# [SOURCE EXCERPT]

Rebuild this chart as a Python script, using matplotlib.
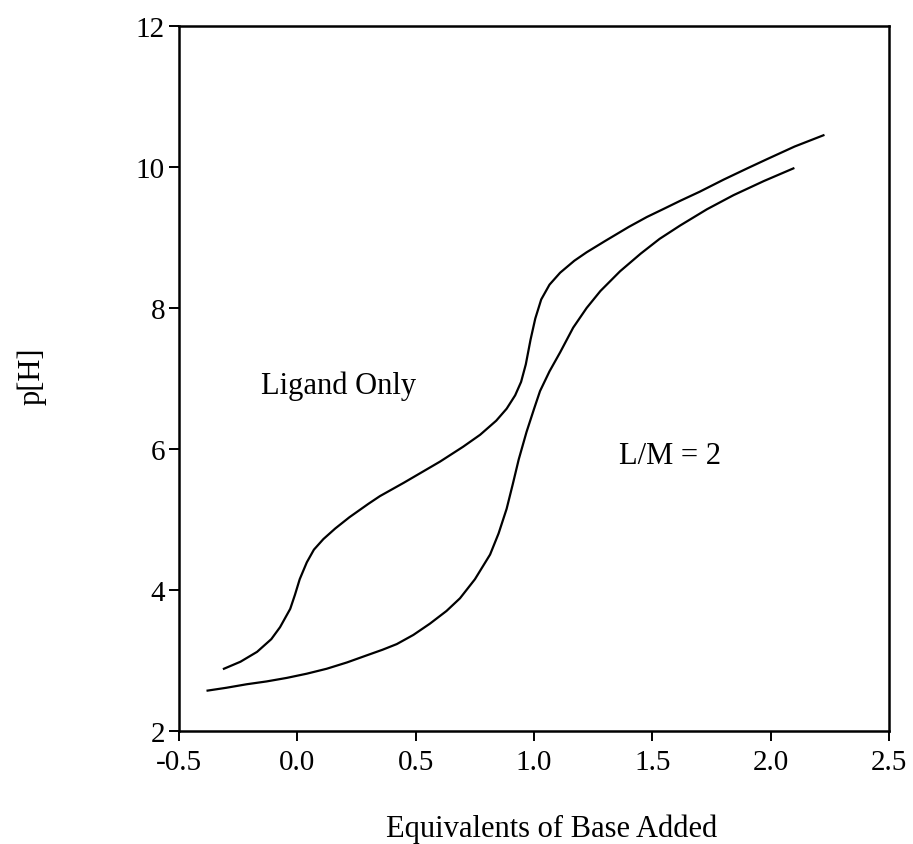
import numpy as np
import matplotlib.pyplot as plt

# Ligand only titration curve
lig_x = [-0.31, -0.24, -0.17, -0.11, -0.073, -0.03, -0.01, 0.01, 0.04, 0.07,
         0.11, 0.16, 0.22, 0.30, 0.349, 0.45, 0.603, 0.70, 0.772, 0.84,
         0.884, 0.92, 0.945, 0.965, 0.985, 1.005, 1.03, 1.065, 1.11, 1.17,
         1.222, 1.30, 1.40, 1.476, 1.55, 1.617, 1.70, 1.80, 1.90, 1.983,
         2.10, 2.222]
lig_y = [2.88, 2.98, 3.12, 3.30, 3.47, 3.73, 3.93, 4.15, 4.39, 4.57,
         4.72, 4.87, 5.03, 5.22, 5.33, 5.52, 5.82, 6.03, 6.20, 6.40,
         6.57, 6.76, 6.95, 7.20, 7.55, 7.85, 8.12, 8.33, 8.50, 8.67,
         8.79, 8.95, 9.15, 9.29, 9.41, 9.52, 9.65, 9.82, 9.98, 10.11,
         10.29, 10.45]

# L/M = 2 titration curve
lm_x = [-0.379, -0.30, -0.214, -0.13, -0.045, 0.04, 0.124, 0.21, 0.293, 0.36,
        0.42, 0.49, 0.56, 0.63, 0.687, 0.75, 0.814, 0.85, 0.884, 0.91,
        0.935, 0.968, 1.00, 1.025, 1.065, 1.11, 1.165, 1.222, 1.28, 1.363,
        1.45, 1.53, 1.617, 1.73, 1.842, 1.97, 2.095]
lm_y = [2.57, 2.61, 2.66, 2.70, 2.75, 2.81, 2.88, 2.97, 3.07, 3.15,
        3.23, 3.36, 3.52, 3.70, 3.88, 4.15, 4.50, 4.80, 5.15, 5.50,
        5.85, 6.24, 6.57, 6.82, 7.10, 7.37, 7.72, 8.00, 8.24, 8.52,
        8.77, 8.98, 9.17, 9.40, 9.60, 9.80, 9.98]

x_ticks = [-0.5, 0.0, 0.5, 1.0, 1.5, 2.0, 2.5]
y_ticks = [2, 4, 6, 8, 10, 12]

plt.rcParams['font.family'] = ['Liberation Serif', 'DejaVu Serif']

fig = plt.figure(figsize=(9.13, 8.45), dpi=100)
ax = fig.add_axes([0.196, 0.134, 0.778, 0.834])

ax.plot(lig_x, lig_y, color='black', lw=1.6, solid_joinstyle='round')
ax.plot(lm_x, lm_y, color='black', lw=1.6, solid_joinstyle='round')

ax.set_xlim(-0.5, 2.5)
ax.set_ylim(2, 12)
ax.set_xticks(x_ticks)
ax.set_xticklabels([f"{v:.1f}" for v in x_ticks])
ax.set_yticks(y_ticks)

for s in ax.spines.values():
    s.set_linewidth(1.8)
ax.tick_params(axis='both', direction='out', length=7, width=1.4,
               labelsize=21)
ax.tick_params(axis='x', pad=6)
ax.tick_params(axis='y', pad=3)

ax.text(0.175, 6.9, "Ligand Only", fontsize=22, ha='center', va='center')
ax.text(1.36, 5.9, "L/M = 2", fontsize=22, ha='left', va='center')

ax.set_xlabel("Equivalents of Base Added", fontsize=22, va='center')
ax.xaxis.set_label_coords(0.524, -0.139)
ax.set_ylabel("p[H]", fontsize=22, va='center')
ax.yaxis.set_label_coords(-0.207, 0.504)

fig.savefig("out.png", dpi=100)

# [TASK BRIEF]
Copy nothing but the lines from the first one in the listing through the line with "ax.set_yticks(y_ticks)", and omit the pictures.

# [WRITTEN SOLUTION]
Rebuild this chart as a Python script, using matplotlib.
import numpy as np
import matplotlib.pyplot as plt

# Ligand only titration curve
lig_x = [-0.31, -0.24, -0.17, -0.11, -0.073, -0.03, -0.01, 0.01, 0.04, 0.07,
         0.11, 0.16, 0.22, 0.30, 0.349, 0.45, 0.603, 0.70, 0.772, 0.84,
         0.884, 0.92, 0.945, 0.965, 0.985, 1.005, 1.03, 1.065, 1.11, 1.17,
         1.222, 1.30, 1.40, 1.476, 1.55, 1.617, 1.70, 1.80, 1.90, 1.983,
         2.10, 2.222]
lig_y = [2.88, 2.98, 3.12, 3.30, 3.47, 3.73, 3.93, 4.15, 4.39, 4.57,
         4.72, 4.87, 5.03, 5.22, 5.33, 5.52, 5.82, 6.03, 6.20, 6.40,
         6.57, 6.76, 6.95, 7.20, 7.55, 7.85, 8.12, 8.33, 8.50, 8.67,
         8.79, 8.95, 9.15, 9.29, 9.41, 9.52, 9.65, 9.82, 9.98, 10.11,
         10.29, 10.45]

# L/M = 2 titration curve
lm_x = [-0.379, -0.30, -0.214, -0.13, -0.045, 0.04, 0.124, 0.21, 0.293, 0.36,
        0.42, 0.49, 0.56, 0.63, 0.687, 0.75, 0.814, 0.85, 0.884, 0.91,
        0.935, 0.968, 1.00, 1.025, 1.065, 1.11, 1.165, 1.222, 1.28, 1.363,
        1.45, 1.53, 1.617, 1.73, 1.842, 1.97, 2.095]
lm_y = [2.57, 2.61, 2.66, 2.70, 2.75, 2.81, 2.88, 2.97, 3.07, 3.15,
        3.23, 3.36, 3.52, 3.70, 3.88, 4.15, 4.50, 4.80, 5.15, 5.50,
        5.85, 6.24, 6.57, 6.82, 7.10, 7.37, 7.72, 8.00, 8.24, 8.52,
        8.77, 8.98, 9.17, 9.40, 9.60, 9.80, 9.98]

x_ticks = [-0.5, 0.0, 0.5, 1.0, 1.5, 2.0, 2.5]
y_ticks = [2, 4, 6, 8, 10, 12]

plt.rcParams['font.family'] = ['Liberation Serif', 'DejaVu Serif']

fig = plt.figure(figsize=(9.13, 8.45), dpi=100)
ax = fig.add_axes([0.196, 0.134, 0.778, 0.834])

ax.plot(lig_x, lig_y, color='black', lw=1.6, solid_joinstyle='round')
ax.plot(lm_x, lm_y, color='black', lw=1.6, solid_joinstyle='round')

ax.set_xlim(-0.5, 2.5)
ax.set_ylim(2, 12)
ax.set_xticks(x_ticks)
ax.set_xticklabels([f"{v:.1f}" for v in x_ticks])
ax.set_yticks(y_ticks)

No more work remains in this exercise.